I have a 100mbps connection with an average speed that is normally like 85mbps but up to 120mbps sometimes when downloading from Steam etc... but all of a sudden it's dropped to average like 45mbps for the last few days ?

I've checked the main Home WIFI Router (ASUS RT-AC68U) which it taps into and that is working just fine at normal speeds?
Nothing has changed in my setup.
VPN off.


I noticed the Properties showed it listed as being set to only 802.11 a/b/g for some reason?
So I tried setting it to AX as it should be but that didn't seem to make any difference?
LPvKf0u.png (586×683) (imgur.com)

Why is this still showing as 802.11n even after changing it back to 802.11ax?

The Home WiFi from the Router downstairs is 802.11ac
(that is an ASUS RT-AC68U - and works at normal speeds?

Here are the details after changing that...

HZdRyI4.png (1963×645) (imgur.com)


I have unscrewed the two cables for the Wireless Antenna Dongle thingy and re-screwed them back in - no change.


See sig for specs, Win 11 Pro 64 bit, all up to date etc.

Built in WiFI on a Z690 Gigabyte Aorus Pro DDR4, BIOS F6, see the Tech Specs here.

I'm not used to having built-in WiFi so less sure how to check/fix things?


Thank you for your help
 
Last edited:
You missed the most important part and it is lucky you did not cut the screenshot too much.

You are connecting on the 2.4g radio band.
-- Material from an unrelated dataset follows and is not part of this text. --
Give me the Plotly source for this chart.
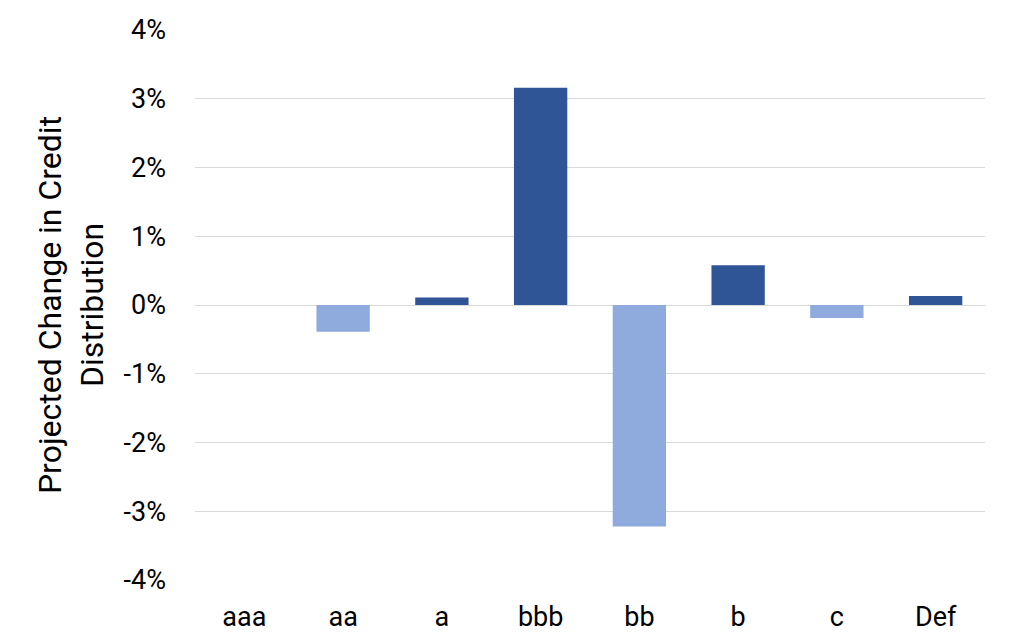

You were likely connecting on the 5g radio band before. The radio channel width used on 2.4g is many times 1/2 what is used on 5g. In your case you can tell from the connect speed numbers that you are only using 20mhz channels and have not good signal levels.

You can't run AX mode your router does not support it. In addition it is more or less just a "name" thing. All the 802.11n data encodings are fulling in 802.11ac. So if you are using simpler data encodings you can call it either "n" or "ac". There are some data encodings that are only used by ac so maybe the pc nic driver displays those as AC and everything else as N.

In any case 802.11ac is the same as 802.11n on the 2.4g band ignoring support for data encodings that are not actually part of the standard that many devices do not support.